Les socialistes ne sont pas les premiers avoir eu l’idée de se servir du CESE comme d’une chambre de recasage pour amis politiques méritants. Depuis sa création, en 1946, l’institution du Palais d’Iéna a souvent servi de placard de luxe à des politiques en mal de mandat (et d’indemnités). André Roche, président du Parti radical au début des années 1950, en est le premier exemple. Faute d’obtenir un maroquin aux élections, il en est nommé président en 1954. Au gré des défaites politiques et des rapports de force au sein des partis, les fonctionnaires y ont vu défiler des personnalités comme l’ex-député populiste Pierre Poujade (1984-1999), le maire de Lyon Gérard Collomb (1989-1994), le secrétaire d’Etat Harlem Désir (1989-1994), Laurence Rossignol, actuelle ministre des Familles (1999-2004), le militant socialiste Gérard Filoche (1999-2001), ou encore l’ex-ministre de l’Education nationale Luc Ferry (2004-2010). Selon nos calculs, pas moins de 21 anciens parlementaires et 14 ex-ministres ont intégré le Palais d’Iéna depuis 1989. Sans compter les élus locaux ou les collaborateurs des uns et des autres.

Douze élus locaux UMP pour Sarkozy

En 2010, Nicolas Sarkozy s’en était lui aussi donné à coeur joie.

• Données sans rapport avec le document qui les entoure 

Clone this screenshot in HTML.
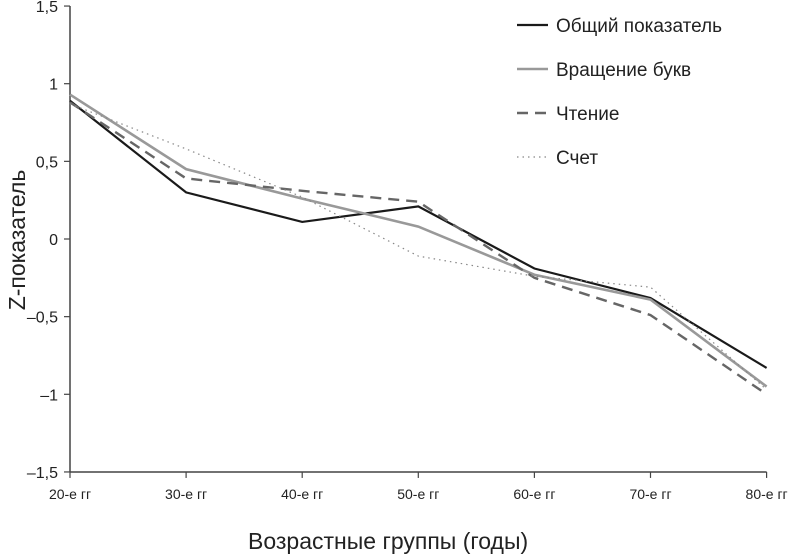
<!DOCTYPE html>
<html><head><meta charset="utf-8"><style>
body{margin:0;background:#fff;}
svg text{font-family:"Liberation Sans Narrow","Liberation Sans",sans-serif;fill:#222;}
</style></head><body>
<svg width="790" height="555">
<g id="axes"></g><g id="series"></g><g id="legend"></g>
<text x="248" y="549" font-size="23">Возрастные группы (годы)</text>
<text transform="translate(25,240) rotate(-90)" text-anchor="middle" font-size="23">Z-показатель</text>
</svg>
<script>
const categories=["20-е гг","30-е гг","40-е гг","50-е гг","60-е гг","70-е гг","80-е гг"];
const yTicks=[1.5,1,0.5,0,-0.5,-1,-1.5];
const yTickLabels=["1,5","1","0,5","0","–0,5","–1","–1,5"];
const overall=[0.89,0.30,0.11,0.21,-0.19,-0.38,-0.83];
const rotation=[0.93,0.45,0.26,0.08,-0.23,-0.39,-0.95];
const reading=[0.88,0.39,0.31,0.24,-0.25,-0.49,-1.0];
const counting=[0.87,0.58,0.27,-0.11,-0.24,-0.31,-0.97];
const seriesNames=["Общий показатель","Вращение букв","Чтение","Счет"];
const NS="http://www.w3.org/2000/svg";
const x=i=>70+i*116.1;
const y=v=>239-v*155.3;
function mk(t,a,p){const e=document.createElementNS(NS,t);for(const k in a)e.setAttribute(k,a[k]);p.appendChild(e);return e;}
const ax=document.getElementById('axes');
let l=mk('line',{x1:70,y1:y(1.5),x2:70,y2:y(-1.5),stroke:'#444','stroke-width':1.5},ax);


l=mk('line',{x1:70,y1:y(-1.5),x2:x(6),y2:y(-1.5),stroke:'#444','stroke-width':1.5},ax);


yTicks.forEach((v,i)=>{
 const t=mk('line',{x1:64,x2:70,y1:y(v),y2:y(v),stroke:'#444','stroke-width':1.2},ax);
 
 
 const tx=mk('text',{x:58,y:y(v)+6,'text-anchor':'end','font-size':16},ax);
 tx.textContent=yTickLabels[i];
 
 
});
categories.forEach((c,i)=>{
 const t=mk('line',{x1:x(i),x2:x(i),y1:y(-1.5),y2:y(-1.5)+6,stroke:'#444','stroke-width':1.2},ax);
 
 
 const tx=mk('text',{x:x(i),y:y(-1.5)+27,'text-anchor':'middle','font-size':14},ax);
 tx.textContent=c;
 
 
});
const styles=[{stroke:'#1a1a1a',w:2.2,d:''},{stroke:'#999',w:2.6,d:''},{stroke:'#666',w:2.4,d:'11,7'},{stroke:'#888',w:1.2,d:'1.5,4'}];
const data=[overall,rotation,reading,counting];
const sg=document.getElementById('series'),lg=document.getElementById('legend');
data.forEach((arr,s)=>{
 const st=styles[s];
 const p=mk('polyline',{points:arr.map((v,i)=>x(i)+','+y(v)).join(' '),fill:'none',stroke:st.stroke,'stroke-width':st.w,'stroke-dasharray':st.d},sg);
 
 
 const ly=25+s*44;
 const ll=mk('line',{x1:517,x2:548,y1:ly,y2:ly,stroke:st.stroke,'stroke-width':st.w,'stroke-dasharray':st.d},lg);
 
 
 const lt=mk('text',{x:556,y:ly+7,'font-size':19},lg);
 lt.textContent=seriesNames[s];
 
 
});
</script>
</body></html>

En plus d’y propulser ses conseillers Raymond Soubie et Pierre Charon, le Président d’alors avait récompensé Yves Urieta, ex-maire socialiste de Pau, volontaire pour se présenter aux élections municipales de 2008 sous l’étiquette UMP. Ce qui avait provoqué la défaite de François Bayrou… Quelque douze élus locaux UMP avaient également eu la chance de faire partie de la « promo » 2010, dont l’ex-maire de Bordeaux Hugues Martin, fidèle parmi les fidèles d’Alain Juppé. Figuraient également dans la liste une ex-députée européenne Modem proche de Jean-Marie Cavada (Claire Gibault), un ex-élu UDF (Pierre Frémont), la navigatrice Maud Fontenoy, aujourd’hui vice-présidente UMP de la région PACA…

Jacques Chirac avait également nommé un nombre important de fidèles en 2004, dont quatre anciens ministres. A l’époque, le premier secrétaire du PS avait dénoncé une « conception clanique » de la République. Il s’agissait d’un certain François Hollande.